Point Austin: Denver Stakes
What Obama signifies for the rest of us
By Michael King, Fri., Aug. 29, 2008

However painful the experience, it's useful to be reminded of the corporate culture within which our elections are decided. People are puzzling why, in a year otherwise so favorable to Democratic issues and Democratic candidates, the presidential campaign is nearly a dead heat. Despite all the defensive denials, race is certainly one reason. But equally important is the pop-cult of personality imposed on our politics by the institutions and people who "mediate" our public information. They want a horse race between isolated, archetypal individuals, and they will do whatever they can to define the terms of our community politics as though most of us are simply onlookers in a slightly more respectable version of American Idol.

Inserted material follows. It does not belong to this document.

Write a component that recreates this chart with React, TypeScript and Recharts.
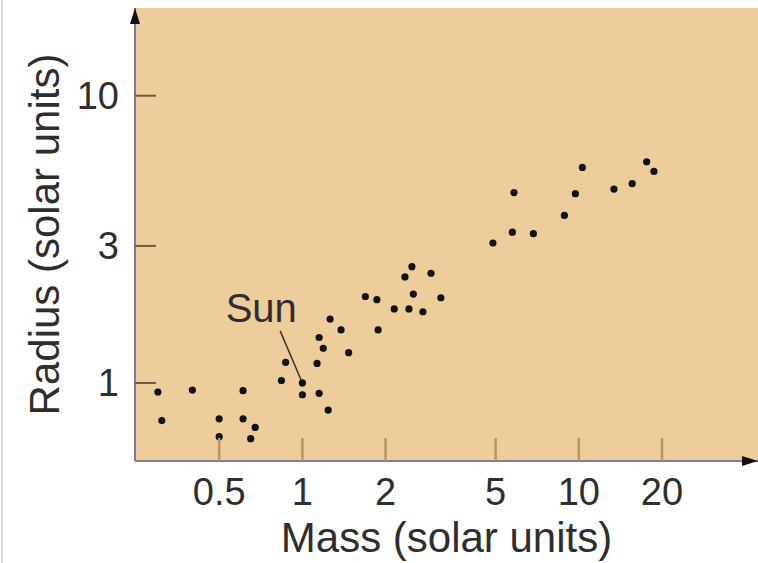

In that trivialized morality play, it's Barack Obama the Young Prince vs. John McCain the Old War Hero, a faux-symbolic battle that not only obscures the actual differences between the candidates but removes the rest of us to the gallery to cheer or boo on cue. Most importantly, that fiction completely obscures the national interests represented by the two men and their two parties. And it hides what is really at stake in an election that could mean the difference between four more years of hard-right domination of public policy – or the return of the large majority of the population to seats at the political table.
What We Believe
Consider just a handful of the most important public questions of the last decade:
• Iraq War: After an initial bout of war hysteria, a substantial majority of the public has long wanted U.S. troops speedily withdrawn and the occupation to end as soon as possible.
• Economy: Popular majorities support redirecting military spending to economic development, health care, and public education; a national living wage; gender and racial equity in opportunity and wages; and the expansion of union organizing rights.
• Health Care: Substantial majorities support a national health-care plan, including a single-payer system independent of the insurance corporations.
• Education: Large majorities strongly support the public schools, broad access to higher education, and an end to punitive test-making disguised as "accountability."
• Environment: Substantial majorities support direct federal regulation to protect the environment, even at considerable cost, as well as concerted national and international action against global warming.
• Supreme Court: Substantial majorities support defending women's abortion rights, workers' rights, criminal justice reform, and keeping partisan politics out of judicial and prosecutorial appointments.
Review just that small sample. Even setting aside for the moment what "Obama" and "McCain" as party figureheads say they stand for, which of the two major parties in the contemporary era has best represented the broad public sentiment on these major public issues? You don't need to be a card-carrying Democrat to know the answer – you just have to have been a sentient being during the eight dismal years of the Bush Restoration. Yes, a two-party oligarchy covers a multitude of sins – but it's all we have at the moment, and we have to play as best we can the hand we've been dealt.
Honest Vote, High Stakes
By no means am I suggesting that an Obama victory will usher in a populist revolution or that Democratic officials on their own can be trusted to deliver on progressive policies overwhelmingly supported by the party's base voters. Political progress very much depends on continuing and persistent grassroots political organization, and a periodic election campaign is not an end but a beginning. A Democratic victory in November – nationally, in Congress (especially the Senate), and in Texas – just gets progressive forces out of political exile and back to the public bargaining table. In a world ruled by corporate money and power, that's hardly enough, by a long shot – but it's a necessary prerequisite to making all sorts of incremental changes possible, in foreign policy, in health care, in education, on the environment, and so on. It's a long list, and it shouldn't be dismissed out of misplaced political purity.
I see the local Naderites are back on the stump, and disappointed Clinton supporters, among others, are huffing noisily about jumping ship and voting for McCain – the candidate who proudly declares he voted with George W. Bush 95% of the time. Having done more than a few damn fool things in my life out of self-defeating outrage or misplaced perfectionism, I don't begrudge anybody the right to cut off his nose to spite his face. But let's be quite clear on the consequences: A vote for Nader, exactly like a vote for McCain, is, in this real world of limited choices, a vote to continue the Bush federal policies and practices, abroad and at home, for the next four and possibly eight years. If that's what you truly want, then by all means sign on for the neoconservative return to the Gilded Age of the robber barons. But don't fool yourself that you're somehow standing above or outside the sleazy partisan fray.
As for the rest of us, we should recognize what's at stake in what could well be a turning-point election and follow our better natures in supporting a historic chance at real progressive change.